Sovereign wealth funds are not the only institutional investors drawn to London's high-end real estate market. Since 2008 they've been vying with pension funds and investment trusts for prime opportunities to build out their London property portfolios. The competition has contributed to rising prices and reduced yields, according to a recent report by the London subsidiary of Los Angele's based commercial real estate adviser CBRE.

In response, sovereign wealth funds have started to venture outside London and into slightly less conventional investment opportunities. In such cases some of the more risk-averse funds tend to prefer joint ventures, often teaming up with partners involved in an industry related to the property's use. GIC, for example, has stakes in two joint ventures alongside Bristol-based student housing developer Unite Group. In June 2013, Norway's Government Pension Fund Global, the world's largest sovereign wealth fund, with $715 billion in assets under management -- a recent entrant in the global real estate market -- purchased 11 retail distribution warehouses in central and northern England for £247 million ($379 million) from LondonMetric Property, a U.K. real estate investment trust.

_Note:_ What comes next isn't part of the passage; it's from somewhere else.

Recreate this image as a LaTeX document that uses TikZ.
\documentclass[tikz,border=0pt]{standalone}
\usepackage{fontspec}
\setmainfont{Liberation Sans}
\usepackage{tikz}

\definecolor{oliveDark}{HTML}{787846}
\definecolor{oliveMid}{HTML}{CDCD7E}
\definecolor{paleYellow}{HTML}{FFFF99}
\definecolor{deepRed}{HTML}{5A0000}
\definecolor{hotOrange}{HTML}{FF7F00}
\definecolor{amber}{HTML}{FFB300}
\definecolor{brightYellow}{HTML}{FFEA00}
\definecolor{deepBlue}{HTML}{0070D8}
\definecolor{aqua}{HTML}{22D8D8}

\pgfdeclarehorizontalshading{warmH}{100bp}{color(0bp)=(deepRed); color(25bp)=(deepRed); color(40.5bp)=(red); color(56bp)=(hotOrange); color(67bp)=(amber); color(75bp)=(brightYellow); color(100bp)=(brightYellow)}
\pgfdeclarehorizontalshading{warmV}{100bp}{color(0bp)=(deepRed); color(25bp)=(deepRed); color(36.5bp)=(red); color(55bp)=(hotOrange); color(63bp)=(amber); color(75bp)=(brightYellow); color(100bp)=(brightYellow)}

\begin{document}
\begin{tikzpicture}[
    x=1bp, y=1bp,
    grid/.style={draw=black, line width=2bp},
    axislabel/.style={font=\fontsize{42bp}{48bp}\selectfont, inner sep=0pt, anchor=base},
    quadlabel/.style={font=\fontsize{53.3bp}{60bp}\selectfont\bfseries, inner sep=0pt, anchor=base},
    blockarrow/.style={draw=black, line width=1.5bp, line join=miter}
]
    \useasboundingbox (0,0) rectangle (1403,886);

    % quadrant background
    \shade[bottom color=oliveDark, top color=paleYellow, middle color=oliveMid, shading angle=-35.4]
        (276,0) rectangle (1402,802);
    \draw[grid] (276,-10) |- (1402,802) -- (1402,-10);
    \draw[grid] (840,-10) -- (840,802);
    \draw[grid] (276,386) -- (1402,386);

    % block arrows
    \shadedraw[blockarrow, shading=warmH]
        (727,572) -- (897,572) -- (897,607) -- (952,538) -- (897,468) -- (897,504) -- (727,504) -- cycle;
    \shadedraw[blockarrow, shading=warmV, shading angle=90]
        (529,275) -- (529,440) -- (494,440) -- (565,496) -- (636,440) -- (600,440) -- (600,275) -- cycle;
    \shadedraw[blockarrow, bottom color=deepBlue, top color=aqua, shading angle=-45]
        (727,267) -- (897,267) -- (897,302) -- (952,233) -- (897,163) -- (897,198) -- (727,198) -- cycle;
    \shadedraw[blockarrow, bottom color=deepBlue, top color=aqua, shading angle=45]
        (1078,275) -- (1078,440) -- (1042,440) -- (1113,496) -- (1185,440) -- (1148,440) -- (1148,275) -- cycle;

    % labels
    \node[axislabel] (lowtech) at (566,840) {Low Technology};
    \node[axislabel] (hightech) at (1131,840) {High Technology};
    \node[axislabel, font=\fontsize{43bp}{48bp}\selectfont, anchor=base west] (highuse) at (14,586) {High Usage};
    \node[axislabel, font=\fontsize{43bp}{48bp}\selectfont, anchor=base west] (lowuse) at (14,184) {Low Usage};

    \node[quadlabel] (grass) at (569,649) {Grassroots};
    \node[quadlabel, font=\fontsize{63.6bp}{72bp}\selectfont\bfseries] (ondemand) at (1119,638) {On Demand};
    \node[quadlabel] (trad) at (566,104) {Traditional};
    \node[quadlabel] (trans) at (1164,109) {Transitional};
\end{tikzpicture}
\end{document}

QIA remains the biggest investor in London real estate, accounting for about 40 percent of all sovereign wealth funds' direct investments -- and its interest shows no sign of waning. QIA's whopping $610 million deal in March 2013 for the freehold and leasehold (the ownership of the land and right to occupy the building on it) of the prestigious Park Lane was its largest real estate play in the past three years.

Other funds that have previously invested heavily in London have yet to strike deals this year, but the overall deal-making pace is still running high. Although ADIA, GIC and QIA had not announced any new London acquisitions as of mid-June, KIA's St. Martins Property bought outright Canary Wharf's 5 Canada Square in January for £385 million. Clearly, the allure of London's real estate market is still powerful despite its increasingly competitive challenges.